Published online by Cambridge University Press: 05 June 2012
When it came to mothers, as Nicole Loraux has remarked, the oedipally minded Freud had his own blind spot. The relation of mother to son appeared to Freud as the least fraught of human associations. The mother might cherish the son whose arrival supplied her want of a penis, and the son might take the mother as his first object of desire, one never entirely abandoned, but these fond emotions are relatively unproblematic; it is the intrusion of the father that makes the really interesting difference. It would be left to Melanie Klein and others working with the very young to uncover the exciting world of infantile fantasy, in which the mother, or the mother's breast, internalized in both “good” and “bad” forms, plays so signal a role, most notoriously negative: devoured and devouring, eviscerated and eviscerating.
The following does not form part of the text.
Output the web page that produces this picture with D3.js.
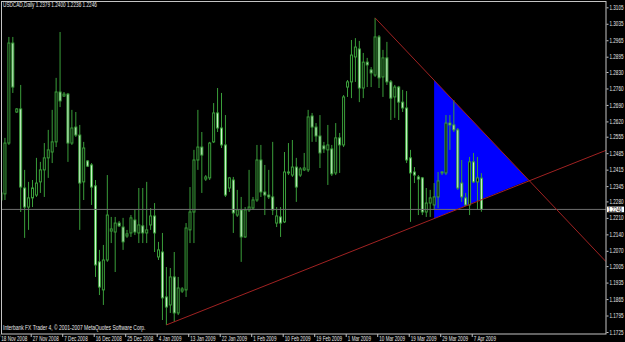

Whereas the Freudian father provides (if not in his own person, then in the function he more or less successfully represents) the structure and telos of action, this mother is simply embarrassing: she is what the reader and the hero are normally hastening to get past. This chapter is my attempt to slow down and bring the mother into better focus.
If psychoanalysts of Roman literature and culture have tended to pay more attention to the father, it is out of deference not just to the Freudian bias but to the overwhelmingly paternal cast of Roman ideology. After all, the Roman father appears to be a truly formidable figure.